- The task is to classify whether signal or background
In particle physics, Higgs Boson to tau-tau decay signals are notoriously difficult to identify due to the presence of severe background noise generated by other decaying particles. This approach uses neural networks to classify events as signals or background noise.
Keywords: Machine Learning, Binary Classification
Discovery of the Higgs boson was announced at CERN in July 2012. High-energy physicists now are on a quest to measure its characteristics, such as the Higgs decay modes, and determine if it fits the current model of nature.
ATLAS is a particle physics experiment installed at the Large Hadron Collider at CERN that searches for new particles and processes using head-on collisions of protons of extraordinarily high energy. The ATLAS experiment has observed a signal of the Higgs boson decaying into two tau lepton particles, but this process is a small signal buried in "background" noise.
The goal of the Higgs Boson Machine Learning Challenge is to explore the potential of machine learning methods to improve the discovery significance of the experiment. Using simulated data with features characterizing events detected by ATLAS, the task is to classify events into "tau tau decay of a Higgs boson" versus "background."
A data set of 250,000 "training" events is given, including their weight w (a continuous quantity), and their character (signal or background). In the simulated set, there is a sharp threshold in w separating signals (w < 0.05) and background (w > 0.05). The challenge asks to classify 550,000 data points in a test set as signal or background, including a likelihood ranking. The scoring algorithm takes into account the aggregate weights of both "true positives" (signals correctly identified) and "false positives" (background events mistaken for signals), but none of the "negatives" (data evaluated as background, rightly or wrongly).
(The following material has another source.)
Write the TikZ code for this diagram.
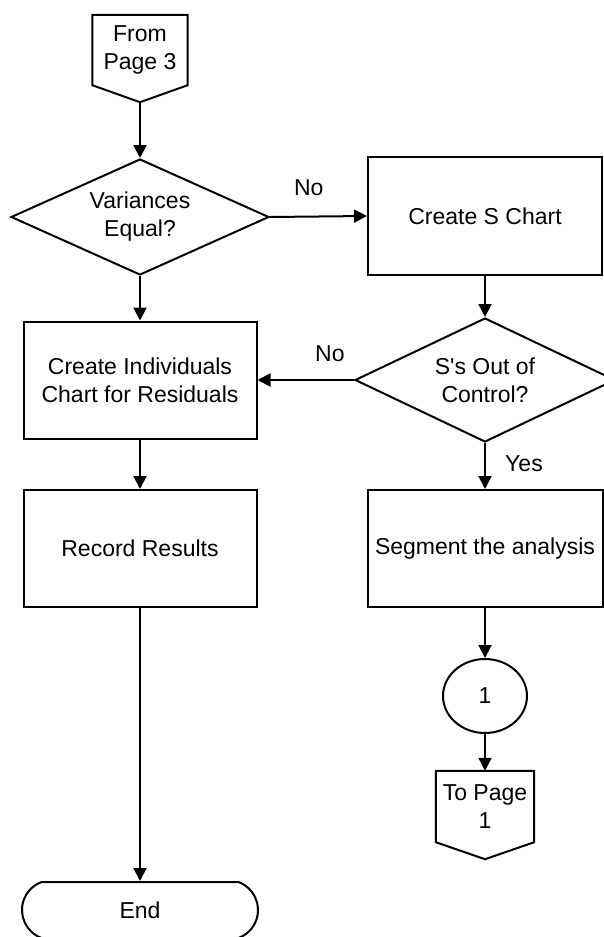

Split into Subclasses Examination of the training data showed that the set contained a mix of four different physical decay mechanisms that involved any number between 0 and 3 "hadronic jets." Features that described jet properties often required a minimum number of jets present; otherwise they were meaningless and marked as "missing." After sorting the training set into classes by number of jets (with generally increasing number of relevant features), missing data was confined to a single data column, the predicted mass of the Higgs boson. As a workaround, I split each jet class further into events with and without predicted mass (which mostly provided background), ending with 8 distinct classes of events, but no missing data.
Data Preprocessing Considering the definitions of different columns, and physical symmetries (like rotational symmetry) underlying the data, I found that certain sets of variables were linearly dependent, or irrelevant (e.g., only differences between angles have physical meaning). Irrelevant features were removed, and linearly dependent sets reduced to basis sets. Momentum-related features showed a wide range of values, with a skewed distribution toward small values. They were transformed into a more compact distribution by application of the logarithm. (The same was true for the attributed weights w of events.) All non-periodic features (i.e., everything but angle differences) were finally normalized to zero mean and unit variance.
Feature Creation Preprocessing yielded classes with as little as 10 meaningful features. In order to expand the flexibility of the linear regression approach, I decided to multiply each column into a number of generated features by "Gaussian splits," defined by the overlap between a feature and a set of shifted Gaussians, in the spirit of kernel methods. Experiments showed that classifier improvement tapered off with 4- to 8-fold splits of each feature, so I settled on 8-fold splits for the competition.